What is not healthy are dominator hierarchies where one stage of the growth spectrum attempts to dominate the stages below. In our example if, as almost happened, the industrial age wiped out the benefits provided by the agricultural age then the information age would have never happenned. Nor would you and I have. The industrial age work model of a ‘board and a boss’ with ‘employees’ is an example of a dominator hierarchy that could only last so long.
The common mistake of education programs that teach ‘leadership’ classes to people who haven’t yet learned to be students is another. Providing unemployed individuals with funding to run their own business is an example of skipping a stage in the healthy hierarchy.
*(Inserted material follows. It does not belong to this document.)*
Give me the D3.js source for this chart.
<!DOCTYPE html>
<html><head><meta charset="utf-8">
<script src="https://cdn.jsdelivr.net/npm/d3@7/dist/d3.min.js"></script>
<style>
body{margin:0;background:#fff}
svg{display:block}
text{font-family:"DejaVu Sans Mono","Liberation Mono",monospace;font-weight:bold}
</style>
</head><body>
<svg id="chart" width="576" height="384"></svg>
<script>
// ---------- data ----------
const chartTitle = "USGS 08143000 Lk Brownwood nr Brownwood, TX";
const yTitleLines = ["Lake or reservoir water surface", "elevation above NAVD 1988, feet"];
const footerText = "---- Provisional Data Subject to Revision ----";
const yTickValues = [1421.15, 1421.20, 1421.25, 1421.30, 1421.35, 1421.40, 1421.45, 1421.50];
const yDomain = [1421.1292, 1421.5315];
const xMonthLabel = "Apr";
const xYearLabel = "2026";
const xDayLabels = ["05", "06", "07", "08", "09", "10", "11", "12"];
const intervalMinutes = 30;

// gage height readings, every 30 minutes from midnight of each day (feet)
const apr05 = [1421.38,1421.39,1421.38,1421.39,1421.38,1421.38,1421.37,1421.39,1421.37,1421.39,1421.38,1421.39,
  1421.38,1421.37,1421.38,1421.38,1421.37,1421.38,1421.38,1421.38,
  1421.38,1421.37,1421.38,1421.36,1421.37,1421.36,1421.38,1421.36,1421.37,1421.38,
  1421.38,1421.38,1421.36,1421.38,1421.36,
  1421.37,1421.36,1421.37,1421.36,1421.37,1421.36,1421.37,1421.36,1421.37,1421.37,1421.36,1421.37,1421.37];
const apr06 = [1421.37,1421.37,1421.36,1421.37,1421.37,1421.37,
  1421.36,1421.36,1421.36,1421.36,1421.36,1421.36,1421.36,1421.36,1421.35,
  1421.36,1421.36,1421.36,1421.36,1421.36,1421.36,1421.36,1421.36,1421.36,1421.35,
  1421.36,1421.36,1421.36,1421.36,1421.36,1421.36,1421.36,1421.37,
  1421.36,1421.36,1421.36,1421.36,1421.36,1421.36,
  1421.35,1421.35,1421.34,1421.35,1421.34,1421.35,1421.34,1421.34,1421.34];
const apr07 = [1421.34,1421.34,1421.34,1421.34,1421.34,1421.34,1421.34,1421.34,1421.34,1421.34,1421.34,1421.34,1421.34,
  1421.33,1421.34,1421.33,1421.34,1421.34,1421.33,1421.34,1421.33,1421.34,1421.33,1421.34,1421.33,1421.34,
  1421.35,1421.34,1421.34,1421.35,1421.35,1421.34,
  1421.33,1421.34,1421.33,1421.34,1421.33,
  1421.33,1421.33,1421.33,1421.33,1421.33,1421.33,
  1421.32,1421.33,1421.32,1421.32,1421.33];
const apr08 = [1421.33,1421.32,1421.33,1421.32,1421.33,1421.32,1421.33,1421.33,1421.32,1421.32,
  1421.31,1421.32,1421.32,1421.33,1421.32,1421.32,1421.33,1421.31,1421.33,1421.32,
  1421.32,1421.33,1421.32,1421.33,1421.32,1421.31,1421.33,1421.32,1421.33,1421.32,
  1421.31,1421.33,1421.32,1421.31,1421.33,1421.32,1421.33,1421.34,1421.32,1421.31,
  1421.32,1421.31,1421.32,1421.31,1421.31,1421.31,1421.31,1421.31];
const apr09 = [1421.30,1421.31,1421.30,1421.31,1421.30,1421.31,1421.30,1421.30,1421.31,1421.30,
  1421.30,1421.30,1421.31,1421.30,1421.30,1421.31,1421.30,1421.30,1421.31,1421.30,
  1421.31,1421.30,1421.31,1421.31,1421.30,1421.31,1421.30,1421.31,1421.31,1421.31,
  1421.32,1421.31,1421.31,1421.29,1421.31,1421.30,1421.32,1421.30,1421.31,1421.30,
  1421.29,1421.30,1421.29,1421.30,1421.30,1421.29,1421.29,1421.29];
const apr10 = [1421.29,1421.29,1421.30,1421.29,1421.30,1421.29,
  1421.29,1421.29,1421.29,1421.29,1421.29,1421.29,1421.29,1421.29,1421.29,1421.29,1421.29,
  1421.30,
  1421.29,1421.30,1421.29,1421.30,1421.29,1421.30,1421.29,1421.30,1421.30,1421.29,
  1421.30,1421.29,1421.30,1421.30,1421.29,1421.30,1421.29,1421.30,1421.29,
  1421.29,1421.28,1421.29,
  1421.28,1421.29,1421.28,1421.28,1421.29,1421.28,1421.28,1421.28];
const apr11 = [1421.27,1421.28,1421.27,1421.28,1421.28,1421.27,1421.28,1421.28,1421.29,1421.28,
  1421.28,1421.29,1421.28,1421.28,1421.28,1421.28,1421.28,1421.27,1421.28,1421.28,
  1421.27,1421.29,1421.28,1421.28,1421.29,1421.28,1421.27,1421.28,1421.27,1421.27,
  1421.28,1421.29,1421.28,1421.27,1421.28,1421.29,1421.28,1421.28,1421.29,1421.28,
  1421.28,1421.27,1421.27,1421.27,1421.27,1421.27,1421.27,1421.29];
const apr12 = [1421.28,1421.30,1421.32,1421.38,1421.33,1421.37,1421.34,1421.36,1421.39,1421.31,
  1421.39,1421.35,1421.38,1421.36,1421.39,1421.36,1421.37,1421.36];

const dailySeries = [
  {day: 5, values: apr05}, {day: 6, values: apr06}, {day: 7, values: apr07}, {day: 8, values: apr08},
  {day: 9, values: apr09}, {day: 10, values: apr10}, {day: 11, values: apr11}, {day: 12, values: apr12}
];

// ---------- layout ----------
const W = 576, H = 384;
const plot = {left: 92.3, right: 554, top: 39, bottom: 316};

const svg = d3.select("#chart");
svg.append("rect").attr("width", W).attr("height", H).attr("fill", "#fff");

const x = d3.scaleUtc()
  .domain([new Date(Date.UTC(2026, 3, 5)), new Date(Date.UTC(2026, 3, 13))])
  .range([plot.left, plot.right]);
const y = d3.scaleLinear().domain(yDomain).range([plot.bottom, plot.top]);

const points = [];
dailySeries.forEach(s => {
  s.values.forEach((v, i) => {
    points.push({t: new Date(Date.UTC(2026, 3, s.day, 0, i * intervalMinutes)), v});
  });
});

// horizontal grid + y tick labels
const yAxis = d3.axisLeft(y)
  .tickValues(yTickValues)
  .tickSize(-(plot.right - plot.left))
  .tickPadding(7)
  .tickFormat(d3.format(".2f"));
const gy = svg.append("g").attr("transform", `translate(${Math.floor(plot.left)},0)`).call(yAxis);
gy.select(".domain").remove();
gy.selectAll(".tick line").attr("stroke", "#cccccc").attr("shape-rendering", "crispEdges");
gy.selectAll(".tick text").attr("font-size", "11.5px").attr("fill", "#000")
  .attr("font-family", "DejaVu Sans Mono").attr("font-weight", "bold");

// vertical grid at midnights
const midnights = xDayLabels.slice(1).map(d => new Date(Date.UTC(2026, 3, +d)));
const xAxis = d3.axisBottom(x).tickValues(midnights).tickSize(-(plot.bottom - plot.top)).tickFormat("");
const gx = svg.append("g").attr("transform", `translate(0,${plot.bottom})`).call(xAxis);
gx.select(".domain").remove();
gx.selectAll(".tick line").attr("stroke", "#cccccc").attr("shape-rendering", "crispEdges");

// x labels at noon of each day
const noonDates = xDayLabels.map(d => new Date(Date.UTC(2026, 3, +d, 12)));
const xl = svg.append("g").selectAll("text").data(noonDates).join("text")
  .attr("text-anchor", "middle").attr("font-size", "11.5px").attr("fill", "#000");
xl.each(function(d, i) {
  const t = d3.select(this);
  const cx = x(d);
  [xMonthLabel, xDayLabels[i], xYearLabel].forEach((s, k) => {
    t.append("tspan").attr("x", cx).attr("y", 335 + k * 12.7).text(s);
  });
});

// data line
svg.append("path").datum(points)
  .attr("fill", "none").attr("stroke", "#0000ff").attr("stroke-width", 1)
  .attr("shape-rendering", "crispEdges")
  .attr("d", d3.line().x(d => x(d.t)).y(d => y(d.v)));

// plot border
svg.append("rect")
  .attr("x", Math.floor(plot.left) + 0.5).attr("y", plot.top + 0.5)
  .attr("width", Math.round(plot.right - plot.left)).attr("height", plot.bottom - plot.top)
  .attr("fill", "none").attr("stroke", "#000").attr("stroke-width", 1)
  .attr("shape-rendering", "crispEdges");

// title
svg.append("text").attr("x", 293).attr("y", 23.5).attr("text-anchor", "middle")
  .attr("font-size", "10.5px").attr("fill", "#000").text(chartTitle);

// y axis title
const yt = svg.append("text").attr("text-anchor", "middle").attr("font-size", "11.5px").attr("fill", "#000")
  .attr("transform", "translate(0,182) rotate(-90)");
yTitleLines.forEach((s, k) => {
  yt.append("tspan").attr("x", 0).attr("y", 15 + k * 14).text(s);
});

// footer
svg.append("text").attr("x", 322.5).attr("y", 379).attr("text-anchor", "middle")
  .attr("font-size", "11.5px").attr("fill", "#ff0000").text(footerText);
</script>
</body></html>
I could go on, and probably will in subsequent articles.
Deciding between wealth and integrity is the strongest obstacle to career fulfillment at this stage of our cultural development. That is because it is not about choosing one over the other, it is about realizing you cannot have one without the other. Even though we all, at some level of our consciousness, seek integrity we don’t all realize that. Some of us get stuck at wealth, fearing to lose it.
Others ignore wealth and continuously struggle for integrity. An important few realize that by arriving at their own definition of wealth they will move onto an integrity and purpose filled life. The commonly stated excuse of “I want to make a contribution, but I need to make a living,” can now be changed to “I will make my contribution and learn to make a living from it.”
I have never understood the point of making a cake and not eating it
Working on purpose is not a frivolous luxury as so many of my generation seem to regard it. It is simply an individual deciding what impact their work will have on the planet and its inhabitants.
This is what we should do before we decide anything else to do with work – whether that be post-secondary education or simply applying for a job. Working on purpose is not about finding a job or getting into a career and then trying to justify why we are doing it.
If you want, you can consider the purpose of your work to be a grand life-affirming cause or, simply, see it as a common-sense approach to choosing a career. If you have not already, you will find that taking the decision to base a career on purpose is even more fulfilling and provides a bigger hit to your self-concept than what you decide the actual purpose is to be.
To mangle an oft quoted and uncredited axiom about dreaming and action:
A purpose without a plan is a dream
A plan without a purpose is a waste of time
Purpose with a plan will change the world.
We all have a plan whether we know it or not. Your plan is what got you exactly to where you are now. My very strong suggestion, my plea actually, is that you become more aware of your plan, and base it on a purpose to make the world a better place for me to hang out in.